Leitores como cocriadores dos livros
"O que vou aprendendo com as próprias pessoas é fascinante. Elas vão mostrando interpretações que eu não tinha tido, não tinha percebido. Não tento mostrar para ninguém que a minha interpretação é a correta.
Nisso as pessoas começam a perceber que a leitura é a única arte em que você é cocriador. Você cria junto com o autor aquela obra que está ali. O autor só te fornece as palavras, quem crias cenas é você, quem cria a interpretação é você. A leitura é a única arte em que aquele que consome também cria junto".
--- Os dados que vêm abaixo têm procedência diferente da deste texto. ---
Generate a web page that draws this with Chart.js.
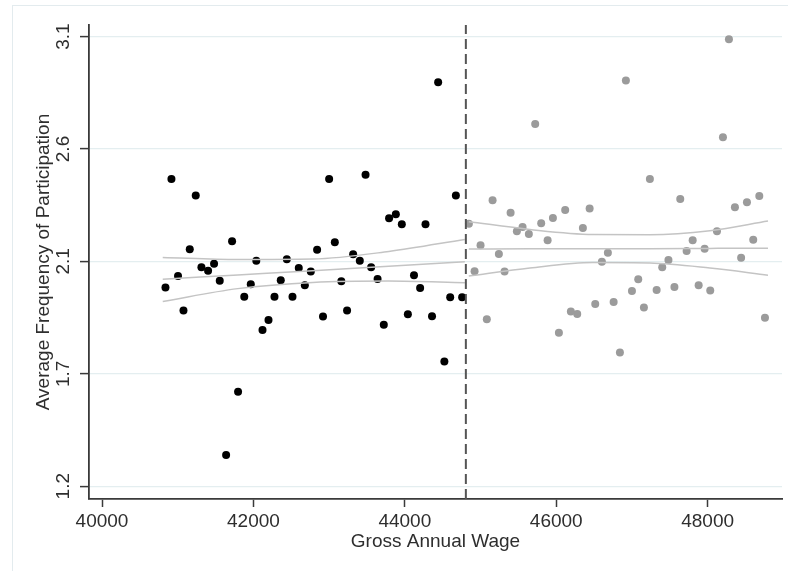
<!DOCTYPE html>
<html>
<head>
<meta charset="utf-8">
<script src="https://cdn.jsdelivr.net/npm/chart.js@4/dist/chart.umd.min.js"></script>
<style>
  body { margin: 0; background: #fff; }
  #wrap { position: relative; width: 788px; height: 571px; overflow: hidden; }
  #frame { position: absolute; left: 12px; top: 5px; width: 900px; height: 700px;
           border-left: 1px solid #e3ebee; border-top: 1px solid #e3ebee; }
  #c { position: absolute; left: 0; top: 0; }
</style>
</head>
<body>
<div id="wrap">
  <div id="frame"></div>
  <canvas id="c" width="788" height="571"></canvas>
</div>
<script>
// Salario (eixo x) e frequencia media (eixo y)
const leftWage = [40838, 40917, 41004, 41076, 41159, 41238, 41313, 41401, 41480, 41555,
    41639, 41718, 41797, 41879, 41965, 42038, 42120, 42199, 42278, 42361,
    42441, 42516, 42599, 42679, 42758, 42841, 42919, 43000, 43075, 43161,
    43237, 43317, 43405, 43481, 43555, 43640, 43722, 43792, 43881, 43960,
    44040, 44121, 44202, 44273, 44359, 44440, 44522, 44599, 44674, 44757];
const leftFreq = [2.040, 2.498, 2.088, 1.943, 2.201, 2.428, 2.125, 2.110, 2.140, 2.068,
    1.332, 2.235, 1.599, 2.001, 2.054, 2.153, 1.860, 1.902, 2.001, 2.070,
    2.159, 2.001, 2.122, 2.049, 2.107, 2.199, 1.917, 2.498, 2.231, 2.066,
    1.943, 2.180, 2.153, 2.516, 2.125, 2.076, 1.882, 2.332, 2.349, 2.307,
    1.927, 2.091, 2.038, 2.307, 1.918, 2.907, 1.727, 1.999, 2.428, 1.999];

const rightWage = [44846, 44921, 45000, 45083, 45159, 45242, 45317, 45397, 45480, 45555,
    45638, 45722, 45801, 45886, 45956, 46035, 46118, 46193, 46277, 46352,
    46441, 46515, 46603, 46682, 46758, 46841, 46920, 47000, 47083, 47158,
    47237, 47326, 47400, 47482, 47561, 47638, 47722, 47802, 47881, 47960,
    48034, 48123, 48202, 48281, 48360, 48442, 48519, 48602, 48682, 48757];
const rightFreq = [2.309, 2.108, 2.218, 1.906, 2.408, 2.181, 2.107, 2.356, 2.277, 2.295,
    2.266, 2.731, 2.311, 2.239, 2.333, 1.849, 2.367, 1.938, 1.928, 2.291,
    2.374, 1.970, 2.149, 2.187, 1.978, 1.765, 2.914, 2.025, 2.075, 1.955,
    2.498, 2.029, 2.125, 2.156, 2.042, 2.414, 2.194, 2.239, 2.049, 2.204,
    2.027, 2.277, 2.675, 3.089, 2.379, 2.165, 2.400, 2.242, 2.426, 1.912];

// Ajuste linear e intervalo de confianca
const leftFitX = [40802, 41793, 42784, 43788, 44793];
const leftFitMid = [2.075, 2.093, 2.111, 2.130, 2.149];
const leftFitHi = [2.167, 2.158, 2.160, 2.192, 2.243];
const leftFitLo = [1.981, 2.035, 2.061, 2.067, 2.060];

const rightFitX = [44845, 45652, 46484, 47237, 48030, 48797];
const rightFitMid = [2.202, 2.203, 2.204, 2.204, 2.205, 2.206];
const rightFitHi = [2.318, 2.285, 2.264, 2.263, 2.280, 2.321];
const rightFitLo = [2.088, 2.122, 2.145, 2.143, 2.122, 2.092];

const cutoff = 44806;

// Eixos
const xMin = 39828, xMax = 48982;
const yMin = 1.146, yMax = 3.149;
const xTicks = [40000, 42000, 44000, 46000, 48000];
const xTickLabels = ["40000", "42000", "44000", "46000", "48000"];
const yTicks = [1.2, 1.675, 2.15, 2.625, 3.1];
const yTickLabels = ["1.2", "1.7", "2.1", "2.6", "3.1"];

const FONT = "'Liberation Sans', Arial, sans-serif";
const TEXT = "#2e2e2e";
const AXIS = "#3a3a3a";

function pts(xs, ys) {
    return xs.map((x, i) => ({ x: x, y: ys[i] }));
}

function fitLine(xs, ys) {
    return {
        data: pts(xs, ys),
        showLine: true,
        borderColor: "#c4c4c4",
        borderWidth: 1.5,
        pointRadius: 0,
        cubicInterpolationMode: "monotone",
        order: 1
    };
}

// Rotulos do eixo y na vertical (estilo Stata)
const yLabelPlugin = {
    id: "yLabels",
    afterDraw(chart) {
        const s = chart.scales.y;
        const ctx = chart.ctx;
        ctx.save();
        ctx.fillStyle = TEXT;
        ctx.font = "19px " + FONT;
        ctx.textAlign = "center";
        ctx.textBaseline = "middle";
        yTicks.forEach((v, i) => {
            const py = s.getPixelForValue(v);
            ctx.save();
            ctx.translate(s.right - 25, py);
            ctx.rotate(-Math.PI / 2);
            ctx.fillText(yTickLabels[i], 0, 0);
            ctx.restore();
        });
        ctx.restore();
    }
};

new Chart(document.getElementById("c"), {
    type: "scatter",
    data: {
        datasets: [
            {
                data: [{ x: cutoff, y: yMin }, { x: cutoff, y: yMax }],
                showLine: true,
                borderColor: "#555",
                borderWidth: 2,
                borderDash: [10, 5],
                pointRadius: 0,
                order: 0
            },
            fitLine(leftFitX, leftFitMid),
            fitLine(leftFitX, leftFitHi),
            fitLine(leftFitX, leftFitLo),
            fitLine(rightFitX, rightFitMid),
            fitLine(rightFitX, rightFitHi),
            fitLine(rightFitX, rightFitLo),
            {
                data: pts(leftWage, leftFreq),
                backgroundColor: "#000",
                borderWidth: 0,
                pointRadius: 4,
                order: 2
            },
            {
                data: pts(rightWage, rightFreq),
                backgroundColor: "#9b9b9b",
                borderWidth: 0,
                pointRadius: 4,
                order: 2
            }
        ]
    },
    options: {
        responsive: false,
        animation: false,
        events: [],
        layout: { padding: { left: 0, top: 25, right: 6, bottom: 0 } },
        plugins: { legend: { display: false }, tooltip: { enabled: false } },
        scales: {
            x: {
                type: "linear",
                min: xMin,
                max: xMax,
                afterBuildTicks: s => { s.ticks = xTicks.map(v => ({ value: v })); },
                afterFit: s => { s.height = 72; },
                grid: { display: true, drawOnChartArea: false, drawTicks: true, tickLength: 8, tickColor: AXIS, tickWidth: 1.5 },
                border: { display: true, color: AXIS, width: 1.8 },
                ticks: {
                    padding: 3,
                    color: TEXT,
                    font: { family: FONT, size: 19 },
                    callback: (v, i) => xTickLabels[i]
                },
                title: {
                    display: true,
                    text: "Gross Annual Wage",
                    color: TEXT,
                    font: { family: FONT, size: 19 },
                    padding: { top: 0, bottom: 18 }
                }
            },
            y: {
                type: "linear",
                min: yMin,
                max: yMax,
                afterBuildTicks: s => { s.ticks = yTicks.map(v => ({ value: v })); },
                afterFit: s => { s.width = 89; },
                grid: { color: "#e4eef0", lineWidth: 1.2, drawTicks: true, tickLength: 9, tickColor: AXIS, tickWidth: 1.5 },
                border: { display: true, color: AXIS, width: 1.8 },
                ticks: { display: false },
                title: {
                    display: true,
                    text: "Average Frequency of Participation",
                    color: TEXT,
                    font: { family: FONT, size: 19 },
                    padding: { top: 32, bottom: 0 }
                }
            }
        }
    },
    plugins: [yLabelPlugin]
});
</script>
</body>
</html>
Recomendação de livro é coisa séria
"Para fã, nunca recomendo livro. Recomendar livro é uma coisa um pouco mais séria do que parece. Se alguém vê um filme e não gosta, a pessoa vai ver outro filme. Agora, se você recomenda um livro e esse livro não conversa com aquela pessoa, você tem chance de causar um dano. A recomendação literária é um pouco mais séria. Sem saber a idade da pessoa, o que ela busca num livro, o que motiva essa pessoa, não costumo recomendar livro".